La complexité nécessite donc de changer d’approche (troquer l’approche occidentale avec l’analytique contre une approche plus orientale, systémique).
Dans les grandes entreprises, où décideurs, processus et jeux de pouvoirs sont légions, l’environnement, et la modélisation du système « faire passer mes idées » sont complexes, et nécessitent l’utilisation d’outils et techniques adaptées, dérivées de l’approche systémique.
Le stakeholder mapping, pour comprendre les forces en présence et les leviers à disposition
Le stakeholder management et en particulier le mapping est l’outil adapté pour vous aider à faire passer une idée en entreprise (nouveau produit à lancer dans lequel vous croyez, recrutement de nouveaux profils, revalorisation salariale, etc…) et ce, afin de la concrétiser 🙂
En français, on parlera plutôt d’outil d‘analyse des détenteurs d’enjeux.
Le principe est simple, sur une matrice avec pour premier axe la puissance de l’acteur (pouvoir décisionnel) et pour second son intérêt, le but est de positionner chaque personne dessus, pour réaliser des actions d’influence adaptées, pour que l’idée prenne, voire même pour que votre idée semble provenir des autres.
01. Lister les acteurs en présence
Listez si possible tous les acteurs principaux concernés par votre idée. Par acteurs principaux, j’entends :
- les décisionnaires (D) – les personnes à convaincre
- les personnes avec un intérêt positif (I+) – les alliés
- les personnes avec un intérêt négatif (I-) – les opposants, à rassurer ou contenter
02. Les catégoriser par adoption supposée de votre idée
Les acteurs principaux étant connus pour cette première version de votre stakeholder mapping, vous devez alors les positionner sur la matrice.
Il est inutile de trop se poser de questions, la classification est faite selon votre vision, et, comme nous le verrons juste après, ce travail sera actualisé au fur et à mesure que vous comprendrez mieux le système.
03. Prévoir un plan d’action
On va noter 4 catégories de personnes, et utiliser la loi de Pareto pour maximiser nos impacts tout en minimisant nos efforts en nous focalisant sur les personnes les plus à même de provoquer le dénouement « heureux ».
Intérêt faible | Intérêt élevé | |||
Pouvoir faible | Effort minimal | À garder informés | ||
Pouvoir élevé | À garder satisfaits | Acteurs clefs |
Avant tout, pensez à lister également toutes les contraintes à prendre en compte, de façon à ce que ce que vous voulez faire passer n’aille pas à l’encontre de « règles de la nature » (processus, architecture d’entreprise, règles de sécurité, législation, etc…)
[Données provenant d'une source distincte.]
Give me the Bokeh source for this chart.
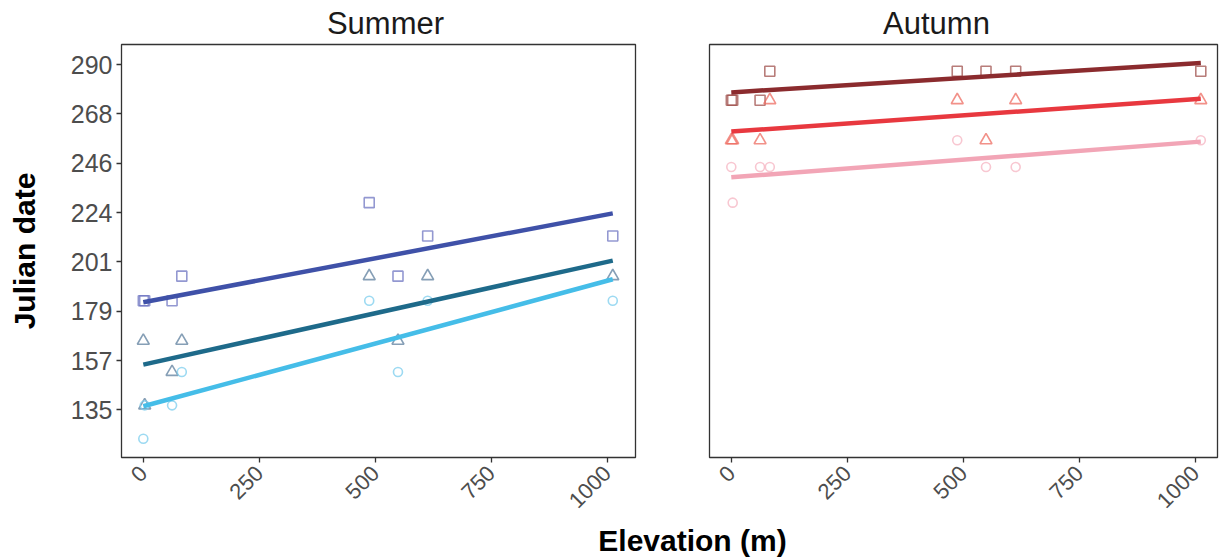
import math
from bokeh.plotting import figure
from bokeh.layouts import column, row
from bokeh.models import FixedTicker, Range1d
from bokeh.core.properties import value
from bokeh.embed import file_html
from bokeh.resources import INLINE

# ---------------- data ----------------
elevation = [0, 3, 62, 83, 487, 549, 613, 1012]

summer_square = [184, 184, 184, 195, 228, 195, 213, 213]
summer_triangle = [166, 137, 152, 166, 195, 166, 195, 195]
summer_circle = [122, 137, 137, 152, 184, 152, 184, 184]

autumn_square = [274, 274, 274, 287, 287, 287, 287, 287]
autumn_triangle = [256, 256, 256, 274, 274, 256, 274, 274]
autumn_circle = [244, 228, 244, 244, 256, 244, 244, 256]

# fitted lines: value at lowest and highest elevation (square, triangle, circle)
summer_fit_start = [183.3, 155.3, 136.6]
summer_fit_end = [223.2, 202.0, 193.6]
autumn_fit_start = [277.5, 259.9, 239.4]
autumn_fit_end = [290.7, 274.6, 255.4]

panels = ["Summer", "Autumn"]
y_tick_values = [135, 157.14, 179.29, 201.43, 223.57, 245.71, 267.86, 290]
y_tick_labels = ["135", "157", "179", "201", "224", "246", "268", "290"]
x_tick_values = [0, 250, 500, 750, 1000]
x_tick_labels = ["0", "250", "500", "750", "1000"]

# ---------------- style ----------------
FONT = "Liberation Sans"
summer_line_colors = ["#3f51a8", "#1e6a8a", "#45bde8"]
summer_point_colors = ["#6f75c2", "#5d7f9e", "#7ccdee"]
autumn_line_colors = ["#8b2b2e", "#e8383f", "#f2a5b6"]
autumn_point_colors = ["#a0524e", "#ee6c62", "#f5b4c2"]
markers = [("square", 10), ("triangle", 12), ("circle", 9)]

Y_RANGE = (113.6, 299.0)


def style_axes(p, show_y):
    p.xgrid.visible = False
    p.ygrid.visible = False
    p.outline_line_color = "#333333"
    p.outline_line_width = 1.3
    p.background_fill_color = "white"
    p.border_fill_color = "white"
    ax = p.xaxis[0]
    ax.ticker = FixedTicker(ticks=x_tick_values)
    ax.major_label_overrides = {v: l for v, l in zip(x_tick_values, x_tick_labels)}
    ax.axis_line_color = None
    ax.major_tick_in = 0
    ax.major_tick_out = 5
    ax.major_tick_line_color = "#333333"
    ax.major_tick_line_width = 1.3
    ax.minor_tick_line_color = None
    ax.major_label_orientation = math.pi / 4
    ax.major_label_text_font = FONT
    ax.major_label_text_font_size = "22px"
    ax.major_label_text_color = "#4d4d4d"
    ax.major_label_standoff = 7
    if show_y:
        ay = p.yaxis[0]
        ay.ticker = FixedTicker(ticks=y_tick_values)
        ay.major_label_overrides = {v: l for v, l in zip(y_tick_values, y_tick_labels)}
        ay.axis_line_color = None
        ay.major_tick_in = 0
        ay.major_tick_out = 5
        ay.major_tick_line_color = "#333333"
        ay.major_tick_line_width = 1.3
        ay.minor_tick_line_color = None
        ay.major_label_text_font = FONT
        ay.major_label_text_font_size = "25px"
        ay.major_label_text_color = "#4d4d4d"
        ay.major_label_standoff = 4
        ay.axis_label = "Julian date"
        ay.axis_label_text_font = FONT
        ay.axis_label_text_font_style = "bold"
        ay.axis_label_text_font_size = "30px"
        ay.axis_label_text_color = "#000000"
        ay.axis_label_standoff = 27


def draw_panel(p, series, line_colors, point_colors, fit_start, fit_end):
    for (mk, sz), ys, pc in zip(markers, series, point_colors):
        p.scatter(elevation, ys, marker=mk, size=sz, fill_color=None,
                  line_color=pc, line_alpha=0.75, line_width=1.6)
    x0, x1 = min(elevation), max(elevation)
    for s, e, lc in zip(fit_start, fit_end, line_colors):
        p.line([x0, x1], [s, e], line_color=lc, line_width=4.5)


left = figure(width=672, height=480, x_range=Range1d(-47, 1061),
              y_range=Range1d(*Y_RANGE), output_backend="svg",
              toolbar_location=None, min_border_left=121, min_border_right=37,
              min_border_top=4, min_border_bottom=63)
style_axes(left, True)
draw_panel(left, [summer_square, summer_triangle, summer_circle],
           summer_line_colors, summer_point_colors, summer_fit_start, summer_fit_end)

right = figure(width=547, height=480, x_range=Range1d(-47, 1048),
               y_range=Range1d(*Y_RANGE), output_backend="svg",
               toolbar_location=None, y_axis_location=None,
               min_border_left=37, min_border_right=2,
               min_border_top=4, min_border_bottom=63)
style_axes(right, False)
draw_panel(right, [autumn_square, autumn_triangle, autumn_circle],
           autumn_line_colors, autumn_point_colors, autumn_fit_start, autumn_fit_end)


def text_strip(height, texts, xs, y, size, style, color):
    f = figure(width=1219, height=height, x_range=Range1d(0, 1219),
               y_range=Range1d(0, height), output_backend="svg",
               toolbar_location=None, min_border=0,
               x_axis_location=None, y_axis_location=None)
    f.xgrid.visible = False
    f.ygrid.visible = False
    f.outline_line_color = None
    f.border_fill_color = "white"
    f.text(x=xs, y=[y] * len(xs), text=texts, text_font=value(FONT),
           text_font_size=size, text_font_style=style, text_color=color,
           text_align="center", text_baseline="middle")
    return f


header = text_strip(40, panels, [385, 936], 17, "31px", "normal", "#1a1a1a")
footer = text_strip(40, ["Elevation (m)"], [692], 20, "30px", "bold", "#000000")

layout = column(header, row(left, right), footer)
open("out.html", "w").write(file_html(layout, INLINE))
Avoir des discussions avec les acteurs clefs peut être compliquée:
- Ils n’ont pas de temps à vous consacrer
- La différence de hiérarchie est un frein
- Vous n’avez pas de bon rapport avec eux,
- etc…
Votre plan d’action pour promouvoir votre vision dépendra alors de l’environnement et de votre relation avec chaque acteur :
- Contact direct, frontal en communication tête à tête avec certains
- Animations & évènements pour gagner en visibilité, et de nouveaux alliés / porte-paroles – ciblés (résultat attendu spécifique) ou non (rendre la vision populaire)
- Détecter les alliés et personnes de confiance des acteurs clefs (à rajouter alors dans la stakeholder map) et réaliser des opérations d’influence (direct / indirect cf les points précédents)
- Etc….
En fonction de la nouvelle macro-compréhension de l’environnement ou d’acteurs clefs non identifiés initialement, reprenez la première étape, positionnez les acteurs sur la carte, et révisez votre plan d’actions.
Le fonctionnement du modèle « Faire passer mon idée » n’est pas connu dans les détails : il devient cependant plus fiable au fur et à mesure des actions prises sur une petite portion du modèle (ici, certains acteurs).
Enfin, vous êtes le seul à même de savoir si les actions prises auront un impact positif: testez, regardez l’effet, et ajustez !
Et je ne peux que vous conseiller, dans toutes vos actions visant à influencer de rester intègre, bienveillant, tout en respectant le point de vue et la position de l’autre (votre action aura d’autant plus d’effet si elle sert aussi un de ses besoins/objectifs).
En résumé
Pour faire passer une idée, en fonction de la complexité de la situation, vous choisirez :
- Dans le cas simple : de modéliser la situation en utilisant une approche raisonnée et analytique, vous permettant de définir et mettre en oeuvre une solution ayant de grandes chances de marcher
- Dans le cas complexe : de lister les acteurs, processus et contraintes et de faire un plan d’actions visant à influencer les personnes clefs via des techniques directe ou indirecte, via l’utilisation d’une cartographie des détenteurs d’enjeux, et de boucles de rétroaction pour naviguer à vue.